Sun argues that – as a provider with a long history of integrating AI into its business processes – it is nothing new to SAP. Pattern detection, image recognition, classification, regression analysis, procurement and decision making are all areas in which AI enhances SAP solutions. 

“Generative AI is only as valuable as the data it draws from,” Sun reminds us. “Competitors who can combine business data with generative AI to provide strong context for the AI scenarios embedded in their solutions will have a significant advantage.” 

This, he says, is where SAP is in a unique position to deliver value to its customers, because it can “leverage our robust data model to build highly relevant AI business scenarios”. 

He adds: “For over 50 years business data has been moving through SAP systems, and today thousands of businesses allow us to use their data – with all proprietary information removed – to build AI business models we can leverage to develop business scenarios across the entire SAP portfolio.”  

With every tech company seeking a competitive edge in the GenAI arms-race, Sun expects the strength of SAP’s data offering to be a key weapon in SAP’s AI arsenal. 

“We can optimise our AI procurement scenarios by leveraging our robust business data model in ways competitors can’t,” he says. “We use large language-models to develop recommendations, then fine-tune them by tapping into our data model to deliver highly relevant outcomes for our customers.” 

Trust, he stresses, is also a crucial factor when handling customer data. 

“AI has the potential to unlock vast potential for society, businesses and governments,” says Sun, adding: “But it can also create economic, political and societal challenges, depending on how it is implemented and used.” 

This is why, he says, SAP “is committed to running responsible AI built on leading ethics and data privacy standards”.
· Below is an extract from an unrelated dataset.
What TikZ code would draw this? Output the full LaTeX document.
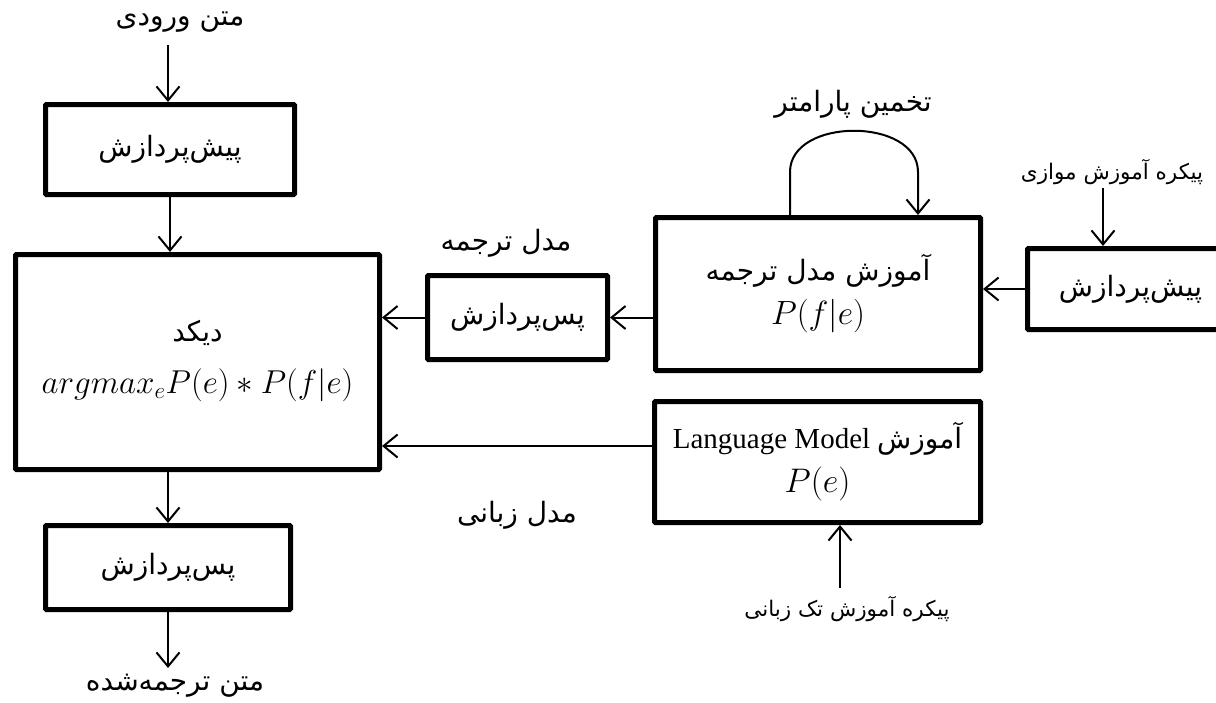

How Gen-AI can change procurement

Sun saysAI technology is changing the way supply chain and procurement teams function, releasing them from mundane and repetitive tasks. He feels AI’s impact on productivity has the potential to add “trillions of dollars in value to the global economy”. 

Sun says: “AI will become the backbone of risk-resilient supply chain management. It will transform supply chains by enhancing organisations’ ability to sense, recognise and react to disruption as well as opportunities.

He adds: “Generative and predictive AI can help procurement and supply chain teams forecast disruptions, identify alternate sources of raw materials, detect errors in invoices, extract relevant data from requests for information and predict shipment and delivery times.”

He also feels it is having a “democratising effect on supply chain management”, going on to explain that, historically, working with AI required specialist skills, but that now Gen-AI assistants allow users to quiz the technology, and receive  smart responses. 

Challenges of implementing AI

The biggest challenge for organisations seeking to implement AI into their workflows is data quality; businesses need to combine Gen-AI with business-specific data to achieve valuable results. 

“This data is notoriously complex and often sits in multiple systems,” warns Sun. “There is a high risk of losing valuable context when they are extracted and combined.” 

He adds: “Companies that can master this will have a significant leg up on the competition.”

Asked what role SAP plays in resolving these and other AI challenges for its customers, Sun says a key role for the company is to prevent customers from losing enthusiasm for AI change projects.  

“Customers can quickly become disillusioned if they don’t see tangible business gains from AI technology,” he warns. “With public large-language models released for consumers, nearly every business person understands the potential power of generative AI, but most realise that deriving useful insights is tough.” 

He adds: This is often due to correct but irrelevant data, and to address this we simply apply business context to ensure the highest level of reliability in the results.”

Making AI easier for procurement customers

Sun has high hopes for the impact he can make in his new role, and it is his ambition to help set trends for the rest of the industry. 

“I hope we can make it easier for customers to use AI so they can maximise the return on investment in their businesses,” he says.